• [Exercise brief] Identify each line holding the string "this" and copy it.

• [Provided entries]
* * * * * * *
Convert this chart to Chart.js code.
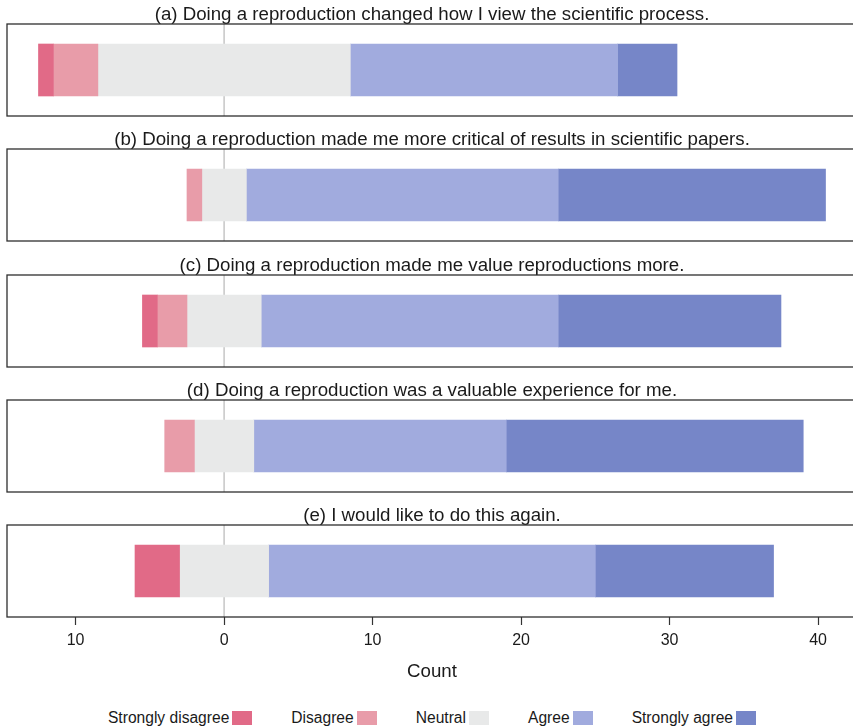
* * * * * * *
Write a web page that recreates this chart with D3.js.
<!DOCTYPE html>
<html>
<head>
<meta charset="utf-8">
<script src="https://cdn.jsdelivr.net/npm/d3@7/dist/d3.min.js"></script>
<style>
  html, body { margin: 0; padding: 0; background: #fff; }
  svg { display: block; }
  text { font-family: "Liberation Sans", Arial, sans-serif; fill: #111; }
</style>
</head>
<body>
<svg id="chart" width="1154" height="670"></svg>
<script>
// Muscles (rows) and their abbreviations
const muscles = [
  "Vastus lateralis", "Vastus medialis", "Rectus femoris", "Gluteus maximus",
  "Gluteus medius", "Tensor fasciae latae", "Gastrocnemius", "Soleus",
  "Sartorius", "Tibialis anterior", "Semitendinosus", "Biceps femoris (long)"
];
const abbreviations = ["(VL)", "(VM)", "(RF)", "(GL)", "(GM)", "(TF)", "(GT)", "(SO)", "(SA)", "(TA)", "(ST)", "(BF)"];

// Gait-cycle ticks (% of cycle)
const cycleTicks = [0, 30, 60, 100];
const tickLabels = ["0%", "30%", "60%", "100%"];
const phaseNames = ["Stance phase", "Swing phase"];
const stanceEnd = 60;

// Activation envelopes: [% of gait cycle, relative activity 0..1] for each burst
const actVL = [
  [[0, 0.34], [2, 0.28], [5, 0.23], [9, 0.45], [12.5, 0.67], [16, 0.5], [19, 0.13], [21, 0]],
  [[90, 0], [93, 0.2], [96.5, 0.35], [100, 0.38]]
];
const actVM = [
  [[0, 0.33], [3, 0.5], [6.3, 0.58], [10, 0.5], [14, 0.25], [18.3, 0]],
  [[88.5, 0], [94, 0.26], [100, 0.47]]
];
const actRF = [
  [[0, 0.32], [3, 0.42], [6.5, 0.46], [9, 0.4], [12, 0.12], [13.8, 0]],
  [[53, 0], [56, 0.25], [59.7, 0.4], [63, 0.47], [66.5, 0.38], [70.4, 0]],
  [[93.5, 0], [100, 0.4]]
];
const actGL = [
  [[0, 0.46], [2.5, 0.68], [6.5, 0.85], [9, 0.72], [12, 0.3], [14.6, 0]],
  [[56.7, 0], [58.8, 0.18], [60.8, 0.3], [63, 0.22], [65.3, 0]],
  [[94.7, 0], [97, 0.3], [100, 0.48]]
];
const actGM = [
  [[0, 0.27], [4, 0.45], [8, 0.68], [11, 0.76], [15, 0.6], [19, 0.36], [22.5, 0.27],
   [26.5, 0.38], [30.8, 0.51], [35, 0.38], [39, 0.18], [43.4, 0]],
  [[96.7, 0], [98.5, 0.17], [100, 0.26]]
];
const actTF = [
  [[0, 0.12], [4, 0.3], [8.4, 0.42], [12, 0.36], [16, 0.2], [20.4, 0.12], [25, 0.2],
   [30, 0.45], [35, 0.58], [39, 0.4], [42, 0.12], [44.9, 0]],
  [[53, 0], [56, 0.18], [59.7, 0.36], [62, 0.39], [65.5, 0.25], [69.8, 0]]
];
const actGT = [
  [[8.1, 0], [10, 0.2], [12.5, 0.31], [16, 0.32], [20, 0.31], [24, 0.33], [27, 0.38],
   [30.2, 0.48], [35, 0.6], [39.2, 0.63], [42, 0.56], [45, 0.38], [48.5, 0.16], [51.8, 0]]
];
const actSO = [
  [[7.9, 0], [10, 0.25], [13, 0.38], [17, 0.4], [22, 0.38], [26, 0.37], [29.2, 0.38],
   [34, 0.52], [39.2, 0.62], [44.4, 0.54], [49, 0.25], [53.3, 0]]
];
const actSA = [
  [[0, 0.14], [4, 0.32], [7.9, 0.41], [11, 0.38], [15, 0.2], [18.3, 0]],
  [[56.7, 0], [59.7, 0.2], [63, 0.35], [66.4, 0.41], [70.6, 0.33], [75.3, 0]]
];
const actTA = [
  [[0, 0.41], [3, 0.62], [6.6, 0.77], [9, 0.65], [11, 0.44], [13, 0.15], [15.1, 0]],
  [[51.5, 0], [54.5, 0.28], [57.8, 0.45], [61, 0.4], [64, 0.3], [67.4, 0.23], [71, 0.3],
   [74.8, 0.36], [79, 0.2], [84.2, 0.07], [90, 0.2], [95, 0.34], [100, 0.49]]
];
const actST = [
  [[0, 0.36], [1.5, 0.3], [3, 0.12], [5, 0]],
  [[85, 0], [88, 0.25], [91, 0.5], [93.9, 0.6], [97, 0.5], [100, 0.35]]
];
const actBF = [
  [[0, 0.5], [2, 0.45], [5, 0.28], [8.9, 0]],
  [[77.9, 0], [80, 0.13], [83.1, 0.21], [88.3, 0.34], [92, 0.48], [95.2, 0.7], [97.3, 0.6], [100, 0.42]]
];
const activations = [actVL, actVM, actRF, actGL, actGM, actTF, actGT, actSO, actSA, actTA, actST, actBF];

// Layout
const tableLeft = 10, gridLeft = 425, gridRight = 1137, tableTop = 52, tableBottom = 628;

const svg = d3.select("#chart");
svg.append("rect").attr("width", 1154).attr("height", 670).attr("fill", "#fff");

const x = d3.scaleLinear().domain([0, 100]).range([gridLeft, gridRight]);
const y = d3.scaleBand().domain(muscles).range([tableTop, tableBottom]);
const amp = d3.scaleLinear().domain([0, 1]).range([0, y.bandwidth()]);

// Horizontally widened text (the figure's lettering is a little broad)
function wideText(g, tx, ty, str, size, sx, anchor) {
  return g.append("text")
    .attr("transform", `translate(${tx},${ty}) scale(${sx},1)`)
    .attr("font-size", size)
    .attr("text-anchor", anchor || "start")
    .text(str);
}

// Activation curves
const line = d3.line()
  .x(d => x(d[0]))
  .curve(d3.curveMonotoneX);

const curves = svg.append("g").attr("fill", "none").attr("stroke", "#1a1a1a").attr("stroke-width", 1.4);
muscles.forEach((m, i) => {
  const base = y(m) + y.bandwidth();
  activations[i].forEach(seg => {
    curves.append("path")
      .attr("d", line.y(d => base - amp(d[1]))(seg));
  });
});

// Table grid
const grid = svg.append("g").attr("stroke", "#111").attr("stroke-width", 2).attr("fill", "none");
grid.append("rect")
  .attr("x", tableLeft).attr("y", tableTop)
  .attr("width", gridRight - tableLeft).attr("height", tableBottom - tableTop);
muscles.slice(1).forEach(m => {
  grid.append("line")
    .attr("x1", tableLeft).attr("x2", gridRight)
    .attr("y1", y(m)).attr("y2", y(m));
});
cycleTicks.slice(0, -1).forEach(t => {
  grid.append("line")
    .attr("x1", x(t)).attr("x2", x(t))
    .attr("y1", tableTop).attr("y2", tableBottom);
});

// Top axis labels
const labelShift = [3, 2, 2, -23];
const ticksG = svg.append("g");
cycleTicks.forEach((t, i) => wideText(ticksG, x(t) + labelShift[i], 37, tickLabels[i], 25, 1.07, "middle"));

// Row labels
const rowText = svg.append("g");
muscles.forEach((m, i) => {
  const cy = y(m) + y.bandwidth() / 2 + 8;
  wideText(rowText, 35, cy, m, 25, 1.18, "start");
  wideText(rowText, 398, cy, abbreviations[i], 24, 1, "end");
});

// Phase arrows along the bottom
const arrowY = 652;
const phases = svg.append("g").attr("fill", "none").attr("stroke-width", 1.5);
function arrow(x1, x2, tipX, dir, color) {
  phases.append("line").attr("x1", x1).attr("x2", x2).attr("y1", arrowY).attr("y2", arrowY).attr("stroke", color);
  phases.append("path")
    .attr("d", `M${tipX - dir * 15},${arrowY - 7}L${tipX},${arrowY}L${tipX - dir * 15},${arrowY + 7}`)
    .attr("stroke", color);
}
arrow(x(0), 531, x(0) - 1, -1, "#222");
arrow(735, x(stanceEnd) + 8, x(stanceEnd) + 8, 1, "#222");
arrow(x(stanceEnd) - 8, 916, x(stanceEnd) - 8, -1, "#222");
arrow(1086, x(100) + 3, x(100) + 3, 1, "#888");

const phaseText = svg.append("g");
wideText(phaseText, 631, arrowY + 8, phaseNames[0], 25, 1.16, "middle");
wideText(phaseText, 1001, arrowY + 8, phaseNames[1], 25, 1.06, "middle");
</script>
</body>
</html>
* * * * * * *
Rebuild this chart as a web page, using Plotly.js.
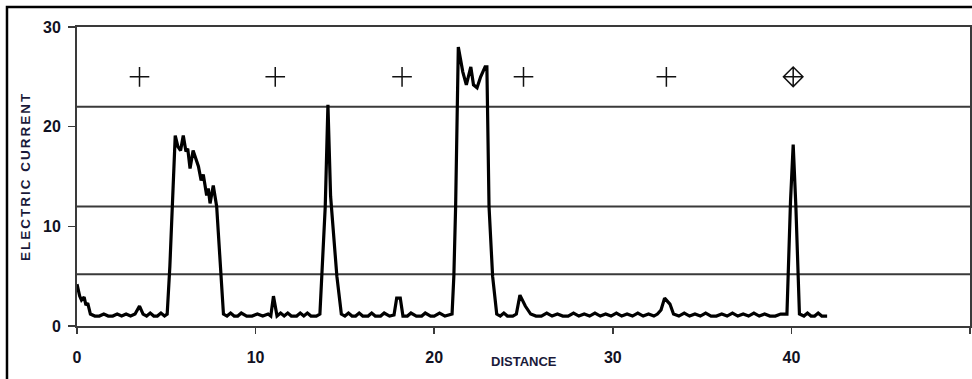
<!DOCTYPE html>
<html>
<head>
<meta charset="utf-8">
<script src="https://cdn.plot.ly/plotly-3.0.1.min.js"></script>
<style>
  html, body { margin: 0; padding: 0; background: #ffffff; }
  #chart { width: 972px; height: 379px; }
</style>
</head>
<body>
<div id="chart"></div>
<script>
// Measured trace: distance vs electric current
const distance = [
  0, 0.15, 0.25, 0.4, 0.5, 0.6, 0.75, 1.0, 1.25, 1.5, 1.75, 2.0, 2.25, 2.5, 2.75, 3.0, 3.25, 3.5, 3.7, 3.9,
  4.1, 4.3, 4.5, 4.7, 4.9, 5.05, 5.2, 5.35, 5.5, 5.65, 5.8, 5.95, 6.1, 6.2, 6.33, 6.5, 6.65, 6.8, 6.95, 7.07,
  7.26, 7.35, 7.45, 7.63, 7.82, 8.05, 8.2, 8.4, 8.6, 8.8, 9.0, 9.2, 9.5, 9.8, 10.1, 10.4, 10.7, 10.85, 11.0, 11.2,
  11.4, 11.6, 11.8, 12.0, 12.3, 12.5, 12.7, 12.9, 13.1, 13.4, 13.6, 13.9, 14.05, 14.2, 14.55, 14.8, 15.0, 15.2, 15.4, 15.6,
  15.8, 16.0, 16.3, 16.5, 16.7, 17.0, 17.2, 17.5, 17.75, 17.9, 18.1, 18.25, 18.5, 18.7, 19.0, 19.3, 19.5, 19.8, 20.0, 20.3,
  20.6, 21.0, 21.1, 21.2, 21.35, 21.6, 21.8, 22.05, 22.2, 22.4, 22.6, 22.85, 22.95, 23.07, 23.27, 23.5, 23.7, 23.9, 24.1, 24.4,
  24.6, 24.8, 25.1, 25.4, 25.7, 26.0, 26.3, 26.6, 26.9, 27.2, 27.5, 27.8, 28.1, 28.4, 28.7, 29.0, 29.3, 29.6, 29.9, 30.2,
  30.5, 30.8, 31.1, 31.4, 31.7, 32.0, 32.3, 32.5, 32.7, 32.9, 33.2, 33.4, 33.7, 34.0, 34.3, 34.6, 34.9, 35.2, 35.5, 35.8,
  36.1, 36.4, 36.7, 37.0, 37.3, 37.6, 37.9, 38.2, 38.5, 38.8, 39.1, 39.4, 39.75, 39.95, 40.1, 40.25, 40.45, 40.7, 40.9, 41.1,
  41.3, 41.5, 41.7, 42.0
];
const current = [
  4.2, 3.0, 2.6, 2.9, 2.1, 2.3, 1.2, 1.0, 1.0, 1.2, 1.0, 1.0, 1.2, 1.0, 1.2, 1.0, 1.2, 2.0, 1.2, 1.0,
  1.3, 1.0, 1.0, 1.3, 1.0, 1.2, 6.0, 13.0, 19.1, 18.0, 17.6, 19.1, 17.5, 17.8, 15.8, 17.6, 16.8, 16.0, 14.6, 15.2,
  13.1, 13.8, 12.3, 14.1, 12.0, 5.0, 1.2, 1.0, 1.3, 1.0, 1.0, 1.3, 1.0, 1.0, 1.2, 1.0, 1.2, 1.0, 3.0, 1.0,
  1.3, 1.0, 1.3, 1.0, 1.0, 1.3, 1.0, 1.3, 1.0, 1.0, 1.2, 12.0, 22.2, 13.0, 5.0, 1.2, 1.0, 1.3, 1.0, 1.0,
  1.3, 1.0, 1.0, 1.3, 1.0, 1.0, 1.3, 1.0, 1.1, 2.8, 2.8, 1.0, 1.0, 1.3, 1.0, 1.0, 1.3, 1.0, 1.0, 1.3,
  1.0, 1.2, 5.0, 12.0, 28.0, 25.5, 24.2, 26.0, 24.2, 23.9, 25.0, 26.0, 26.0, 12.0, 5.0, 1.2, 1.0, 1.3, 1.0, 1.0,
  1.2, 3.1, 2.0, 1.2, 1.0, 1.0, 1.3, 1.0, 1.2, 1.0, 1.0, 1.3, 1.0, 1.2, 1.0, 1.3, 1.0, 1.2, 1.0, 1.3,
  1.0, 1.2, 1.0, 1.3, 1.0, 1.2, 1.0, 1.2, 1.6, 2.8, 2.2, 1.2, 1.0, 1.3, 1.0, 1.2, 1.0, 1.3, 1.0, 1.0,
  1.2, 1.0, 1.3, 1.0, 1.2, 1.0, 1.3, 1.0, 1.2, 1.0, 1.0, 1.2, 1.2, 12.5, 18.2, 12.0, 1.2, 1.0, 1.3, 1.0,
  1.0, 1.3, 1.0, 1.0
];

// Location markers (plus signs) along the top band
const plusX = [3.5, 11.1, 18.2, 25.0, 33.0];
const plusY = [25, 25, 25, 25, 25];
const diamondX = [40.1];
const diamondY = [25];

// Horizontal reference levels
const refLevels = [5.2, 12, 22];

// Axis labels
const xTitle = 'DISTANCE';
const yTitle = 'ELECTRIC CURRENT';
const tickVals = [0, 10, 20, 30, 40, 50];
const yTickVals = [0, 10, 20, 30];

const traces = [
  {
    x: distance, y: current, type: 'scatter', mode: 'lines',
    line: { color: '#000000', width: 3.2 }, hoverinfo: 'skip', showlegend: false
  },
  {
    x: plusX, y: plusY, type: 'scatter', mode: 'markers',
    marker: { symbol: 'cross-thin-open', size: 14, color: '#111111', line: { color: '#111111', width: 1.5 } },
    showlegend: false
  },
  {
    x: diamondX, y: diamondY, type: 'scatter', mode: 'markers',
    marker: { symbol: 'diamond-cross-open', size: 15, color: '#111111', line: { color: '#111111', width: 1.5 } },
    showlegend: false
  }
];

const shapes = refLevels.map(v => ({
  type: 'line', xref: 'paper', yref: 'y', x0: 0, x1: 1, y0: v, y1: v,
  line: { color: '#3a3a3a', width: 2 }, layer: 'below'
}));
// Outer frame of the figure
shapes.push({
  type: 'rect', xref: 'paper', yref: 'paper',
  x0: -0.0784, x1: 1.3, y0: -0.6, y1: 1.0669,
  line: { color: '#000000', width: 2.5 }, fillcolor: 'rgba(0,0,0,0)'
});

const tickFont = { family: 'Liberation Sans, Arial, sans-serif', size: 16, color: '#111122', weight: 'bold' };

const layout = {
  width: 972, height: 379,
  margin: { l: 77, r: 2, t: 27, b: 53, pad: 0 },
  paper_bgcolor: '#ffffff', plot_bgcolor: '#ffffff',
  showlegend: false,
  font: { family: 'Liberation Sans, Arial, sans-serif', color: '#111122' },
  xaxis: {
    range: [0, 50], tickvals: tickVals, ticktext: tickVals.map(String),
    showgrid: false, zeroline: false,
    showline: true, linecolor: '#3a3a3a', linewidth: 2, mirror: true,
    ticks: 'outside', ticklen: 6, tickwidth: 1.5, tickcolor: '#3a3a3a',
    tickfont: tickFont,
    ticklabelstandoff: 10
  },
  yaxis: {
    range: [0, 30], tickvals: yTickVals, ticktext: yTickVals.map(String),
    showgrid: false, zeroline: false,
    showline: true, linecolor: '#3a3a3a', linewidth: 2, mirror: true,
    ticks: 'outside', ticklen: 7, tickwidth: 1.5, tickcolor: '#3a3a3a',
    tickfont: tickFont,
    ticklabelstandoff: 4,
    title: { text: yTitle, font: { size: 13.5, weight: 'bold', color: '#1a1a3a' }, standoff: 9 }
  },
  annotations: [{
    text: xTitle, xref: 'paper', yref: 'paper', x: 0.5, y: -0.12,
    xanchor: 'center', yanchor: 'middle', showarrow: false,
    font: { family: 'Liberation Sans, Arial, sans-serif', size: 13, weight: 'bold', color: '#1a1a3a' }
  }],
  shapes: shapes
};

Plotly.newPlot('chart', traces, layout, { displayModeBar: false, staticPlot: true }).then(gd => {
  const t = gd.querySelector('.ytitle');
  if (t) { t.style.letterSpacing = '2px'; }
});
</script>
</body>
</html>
* * * * * * *
• [Problem solution]
Convert this chart to Chart.js code.
Write a web page that recreates this chart with D3.js.
Rebuild this chart as a web page, using Plotly.js.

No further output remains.